Is it Multicloud or Multi Cloud?

Multicloud, which is also often called Multi Cloud, refers to the same strategy. It’s when enterprises spread workloads and services across cloud providers—which can include their own private cloud—to minimize downtime while achieving the best capabilities at the highest performance.

What Is a Multicloud Environment?

Whether all cloud services are delivered by public cloud providers or an organization has a combination of services from public cloud providers and its own enterprise (a.k.a. a hybrid cloud), the organization has a multicloud environment.

What Is the Difference Between Multicloud and Hybrid Cloud?

A hybrid cloud strategy is often considered a type of multicloud strategy. A hybrid cloud, however, is distinct because it requires organizations to be using a service from at least one public cloud provider and one on-prem cloud. In contrast, a multicloud strategy requires organizations to use at least two cloud services from public cloud providers.

What Is Multicloud Deployment?

Multicloud deployment is the process of putting workloads in private and public clouds. These deployed multicloud workloads can benefit from a web-scale, multicloud data management platform to protect and manage data across many clouds.

Is Multicloud Reliable?

Yes, multicloud is reliable because it’s the job of hyperscalers such as Amazon Web Services (AWS), Microsoft Azure, and Google Cloud to maintain availability. Reliability can be further enhanced by enabling applications to run on multiple clouds and failover from one cloud to another should an outage occur.

What Is a Multicloud Example?

Some examples of multicloud environments are organizations leveraging SaaS applications such as Salesforce.com and Adobe Creative Cloud as well as AWS for on-demand infrastructure and Cohesity for Backup as a Service.

What Is the Difference Between Cloud and Hybrid?

Cloud is typically used to describe an organization’s use of cloud-based application services or workload deployments to public cloud infrastructure off-site, such as hyperscalers AWS, Microsoft Azure, Google Cloud or any number of regional service providers. Hybrid cloud is a type of cloud computing environment where organizations deploy workloads to cloud infrastructure on-premises and at the same time take advantage of SaaS or cloud application services hosted on off-site infrastructure from a public cloud provider (e.g., AWS, Azure, Google Cloud, etc.).
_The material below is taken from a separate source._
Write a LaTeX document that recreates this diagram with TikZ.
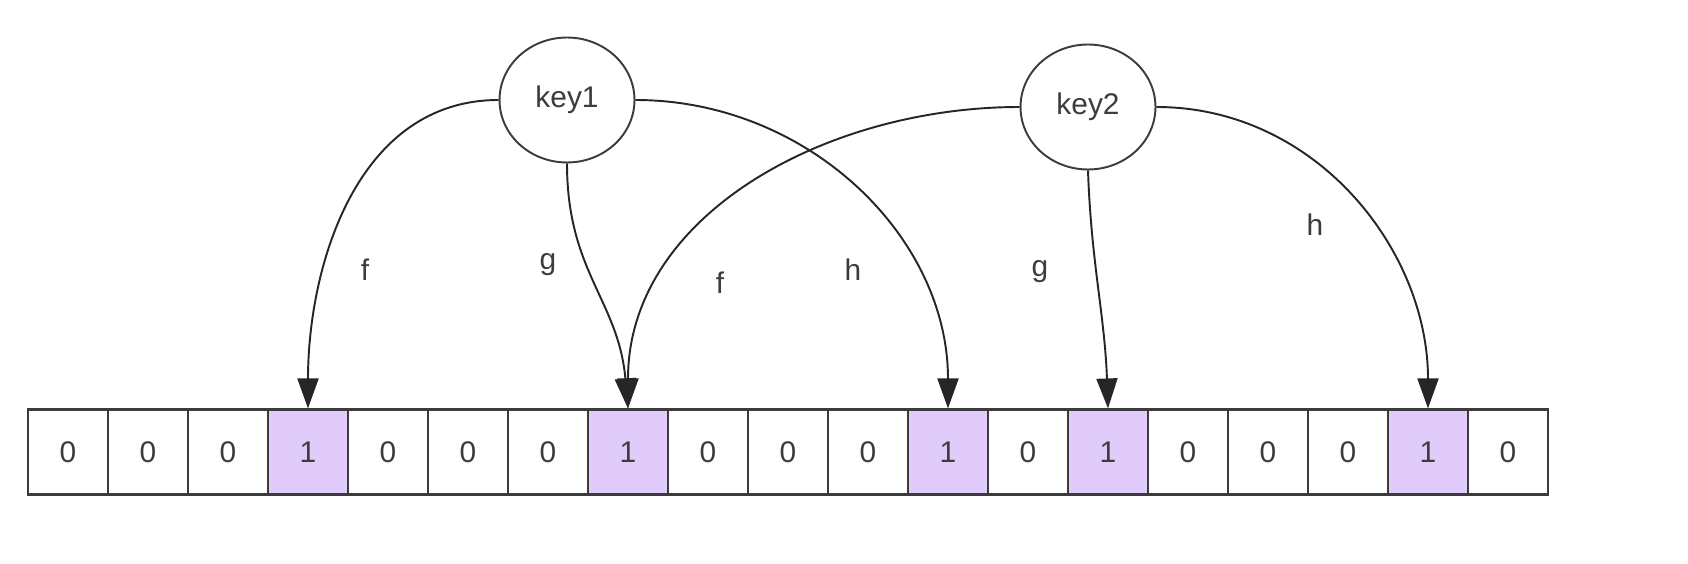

What Is Hybrid Multicloud?

Organizations taking advantage of hybrid multicloud are typically using three or more clouds in day-to-day operations. An example of a hybrid multicloud organization is one that is:

  • Deploying workloads or cloud services on-premises
  • Adopting SaaS applications or services that run on public clouds (e.g., Microsoft 365 or Salesforce) 
  • Migrating applications or workloads to public clouds (e.g., AWS, Azure, Google Cloud, Alibaba, or a regional or industry cloud provider) for efficiency or agility
  • Using public cloud infrastructure for data management or protection services such as Backup as a Service

What Is the Difference Between Public/Private and Hybrid Cloud Computing?

Public/private and hybrid cloud computing are the same cloud strategy. Enterprises that spread workloads and services across cloud providers and their own on-prem cloud services operate a hybrid cloud.

A successful hybrid cloud strategy goes beyond combining public/private components. Teams with them look to leverage the same platform and UI to create seamless hybrid operations. A key element of this is the concept of on-prem resources and public clouds remaining distinct elements but being bound together,” which helps teams achieve the best of both worlds in terms of deployment benefits with public and private, or hybrid, clouds.

Cohesity and the Multicloud

The Cohesity Helios multicloud data platform eliminates cloud silos, unifying data sources and services across different vendors, technologies, and locations.

Understanding all of the advantages multicloud and hybrid IT environments offer your enterprise, Cohesity was built for multicloud strategies. The Cohesity multicloud data platform includes native integration with public clouds that helps you take advantage of their scalability and a pay-as-you-go model for multiple use cases — from backup to disaster recovery — all while keeping control of your data. For example, with Cohesity Helios, you can deploy a Cohesity cluster in the public cloud to protect cloud-native apps and enable replication from on-prem for hybrid cloud or you can subscribe to Cohesity Data Management as a Service SaaS offerings to manage your multicloud data.

These Cohesity attributes are critical to realizing your data management vision for multicloud:

  • Cloud-native, globally efficient — Enjoy the scale and ease of cloud with world-class global efficiency that reduces your complexity, cost, and risk and with the choice of software or SaaS.
  • One platform, universal protection — Quickly unify and protect all of your data scattered across hybrid and multicloud environments in Cohesity’s single, hyperscale data platform.
  • Manage less, innovate more — Simplify and automate data management with global visibility and provide direct access to data for third-party apps for security, insights, and innovation.

The Cohesity platform is offered as SaaS, or software that runs natively on public clouds to protect your cloud-native workloads and when deployed on-prem, it provides simple connectivity to public clouds to extend your data center infrastructure for long-term retention, tiering, disaster recovery, and agile dev/test. 

Built-in Cohesity capabilities give you the flexibility to leverage multicloud to back up and restore anything from on-prem to multicloud data sources to SaaS apps and data such as Microsoft 365. And the confidence to stop relying on tape while tiering data — hot, warm, and cold — using policies most efficiently. 

Because the primary reason for adopting a multicloud strategy is choice, Cohesity delivers the ultimate data management platform for flexibility. Cohesity features the widest range of choices about where you deploy — across multiple clouds, hybrid cloud, on-prem, and SaaS — and as part of a managed or pay-as-you-grow consumption model.